The president and top officials in his administration have moved aggressively to recast and minimize the threat posed by the mob of Trump supporters on Jan. 6.

Earlier this year, the Justice Department acknowledged that it had deleted reams of news releases it had posted online, which detailed the prosecutions of those charged in the riot.

The Washington Post identified several webpages that led to error messages, including news releases about the arrest and conviction of Tarrio and other rioters whose convictions were undone by Pirro. The Justice Department said in a social media post that it was erasing what it considered “partisan propaganda.”

“We are proud to reverse the DOJ’s weaponization under the Biden administration,” the department posted on its rapid-response account on X. “We will do everything in our power to make whole those who were persecuted for political purposes.
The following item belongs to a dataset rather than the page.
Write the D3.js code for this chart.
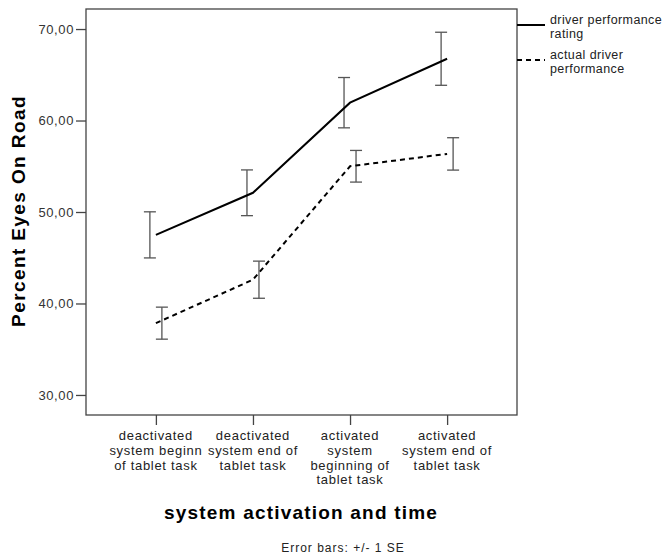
<!DOCTYPE html>
<html><head><meta charset="utf-8">
<script src="https://cdn.jsdelivr.net/npm/d3@7"></script>
<style>body{margin:0;background:#fff}</style>
</head><body>
<svg id="c" width="668" height="559"></svg>
<script>
const categories = [
  ["deactivated","system beginn","of tablet task"],
  ["deactivated","system end of","tablet task"],
  ["activated","system","beginning of","tablet task"],
  ["activated","system end of","tablet task"]
];
const seriesNames = [["driver performance","rating"],["actual driver","performance"]];
const ratingMean = [47.5, 52.1, 61.95, 66.75];
const ratingSE   = [2.52, 2.50, 2.75, 2.9];
const actualMean = [37.85, 42.6, 55.0, 56.35];
const actualSE   = [1.75, 2.03, 1.73, 1.77];
const yTicks = [30, 40, 50, 60, 70];

const FONT = "Arial, 'Liberation Sans', sans-serif";
const svg = d3.select("#c");
const L = 86, R = 517, T = 9, B = 415;
const x = d3.scalePoint().domain(d3.range(categories.length)).range([L, R]).padding(0.72);
const y = d3.scaleLinear().domain([27.81, 72.19]).range([B, T]);
const fmt = d => d3.format(".2f")(d).replace(".", ",");

// frame
svg.append("rect").attr("x", L).attr("y", T).attr("width", R - L).attr("height", B - T)
  .attr("fill", "none").attr("stroke", "#444").attr("stroke-width", 1.3);

// y axis
const ya = svg.append("g").attr("transform", `translate(${L},0)`)
  .call(d3.axisLeft(y).tickValues(yTicks).tickFormat(fmt).tickSize(10).tickPadding(2));
ya.select(".domain").remove();
ya.selectAll("line").attr("stroke", "#444").attr("stroke-width", 1.3);
ya.selectAll("text").attr("font-family", FONT).attr("font-size", 13).attr("letter-spacing", 0.6).attr("fill", "#333");

// x axis
const xa = svg.append("g").attr("transform", `translate(0,${B})`)
  .call(d3.axisBottom(x).tickSize(10).tickFormat(""));
xa.select(".domain").remove();
xa.selectAll("line").attr("stroke", "#444").attr("stroke-width", 1.3);
categories.forEach((lines, i) => {
  const t = svg.append("text").attr("x", x(i)).attr("y", 440)
    .attr("text-anchor", "middle").attr("font-family", FONT)
    .attr("font-size", 13).attr("letter-spacing", 0.7).attr("fill", "#222");
  lines.forEach((s, j) => t.append("tspan").attr("x", x(i)).attr("dy", j ? 14.8 : 0).text(s));
});

// error bars
function errBars(mean, se, off) {
  const g = svg.append("g").attr("stroke", "#555").attr("stroke-width", 1.3);
  mean.forEach((m, i) => {
    const cx = x(i) + off;
    g.append("line").attr("x1", cx).attr("x2", cx).attr("y1", y(m + se[i])).attr("y2", y(m - se[i]));
    [m + se[i], m - se[i]].forEach(v => g.append("line").attr("x1", cx - 6).attr("x2", cx + 6).attr("y1", y(v)).attr("y2", y(v)));
  });
}
errBars(ratingMean, ratingSE, -6);
errBars(actualMean, actualSE, 6);

// lines
const line = d3.line().x((d, i) => x(i)).y(d => y(d));
svg.append("path").datum(ratingMean).attr("d", line).attr("fill", "none").attr("stroke", "#000").attr("stroke-width", 2);
svg.append("path").datum(actualMean).attr("d", line).attr("fill", "none").attr("stroke", "#000").attr("stroke-width", 2).attr("stroke-dasharray", "5,4");

// legend
const legY = [25, 60];
const dashes = [null, "5,4"];
seriesNames.forEach((lines, k) => {
  svg.append("line").attr("x1", R).attr("x2", 545).attr("y1", legY[k]).attr("y2", legY[k])
    .attr("stroke", "#000").attr("stroke-width", 2).attr("stroke-dasharray", dashes[k]);
  const t = svg.append("text").attr("x", 550).attr("y", legY[k] - 1.5)
    .attr("font-family", FONT).attr("font-size", 12.5).attr("letter-spacing", 0.4).attr("fill", "#222");
  lines.forEach((s, j) => t.append("tspan").attr("x", 550).attr("dy", j ? 14.5 : 0).text(s));
});

// titles
svg.append("text").attr("transform", "translate(25,211) rotate(-90)").attr("text-anchor", "middle")
  .attr("font-family", FONT).attr("font-weight", "bold").attr("font-size", 19).attr("letter-spacing", 1.4)
  .attr("fill", "#000").text("Percent Eyes On Road");
svg.append("text").attr("x", 301).attr("y", 519).attr("text-anchor", "middle")
  .attr("font-family", FONT).attr("font-weight", "bold").attr("font-size", 19).attr("letter-spacing", 1.2)
  .attr("fill", "#000").text("system activation and time");
svg.append("text").attr("x", 343).attr("y", 552).attr("text-anchor", "middle")
  .attr("font-family", FONT).attr("font-size", 12).attr("letter-spacing", 1.0)
  .attr("fill", "#222").text("Error bars: +/- 1 SE");
</script>
</body></html>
This includes stripping DOJ’s website of partisan propaganda.”

Copies of hundreds of those news releases, which had been hosted on the website of the U.S. attorney’s office for D.C., have been archived by an independent website, the Internet Archive’s Wayback Machine.

A spokesperson for Pirro did not say who ordered the deletions or how many releases were affected, referring questions to Justice Department headquarters. A searchable database of all charges and convictions stemming from the Jan. 6 investigation was taken offline by the Justice Department last year.

Pirro has denounced political violence in other cases, such as the incident this year in which a lone gunman allegedly tried to assassinate Trump during the White House correspondents’ dinner, but routinely declines to take questions about the Jan. 6 riot at her public appearances.

She has also pursued Trump’s perceived political foes with shaky allegations of misconduct, including then-Federal Reserve Chair Jerome H. Powell as well as six Democratic lawmakers who angered the president by posting a video on social media reminding U.S. service members that they could refuse illegal military commands. A grand jury refused to indict the six Democrats, and Pirro closed the investigation into Powell after failing to find evidence of a crime.

In addition to the pardons, commutations and court filings seeking to dismiss cases, Trump appointees have fired many of the FBI officials and prosecutors who investigated the attack.

The Justice Department has also taken steps to vacate the conviction of Stephen K. Bannon, a former Trump adviser who was convicted of contempt of Congress for defying a subpoena related to Jan. 6. And the department has stopped defending a similar conviction for Peter Navarro, a top trade adviser to the president who is appealing his case.

The Trump administration had announced plans for a $1.776 billion fund to provide payments to people who claim they were unfairly targeted by law enforcement, and dozens of Jan. 6 rioters said they intended to apply for a cut of the money. The payments would have been funded by taxpayers, raising bipartisan concerns in Congress. A federal judge issued an injunction blocking the “Anti-Weaponization Fund” from being established, and Trump administration officials have said that effort is dead.

In dismissing the Proud Boys’ seditious conspiracy charges, Kelly invoked remarks from President Ronald Reagan’s first inaugural address in 1981 describing the peaceful transfer of power as a miracle of self-governance.

“President Trump’s views about the prosecution of those who attacked the U.S. Capitol on January 6 — whether those views are based on fact or fiction — are well known, as is his intention to extend clemency to them through the Executive Order,” Kelly wrote in the opinion.

“Moving forward, if this Nation’s experiment in self-government is to last another 250 years, the American people — no matter their partisan preferences — will have to act together to preserve, protect and defend that miracle through our constitutional framework,” he wrote.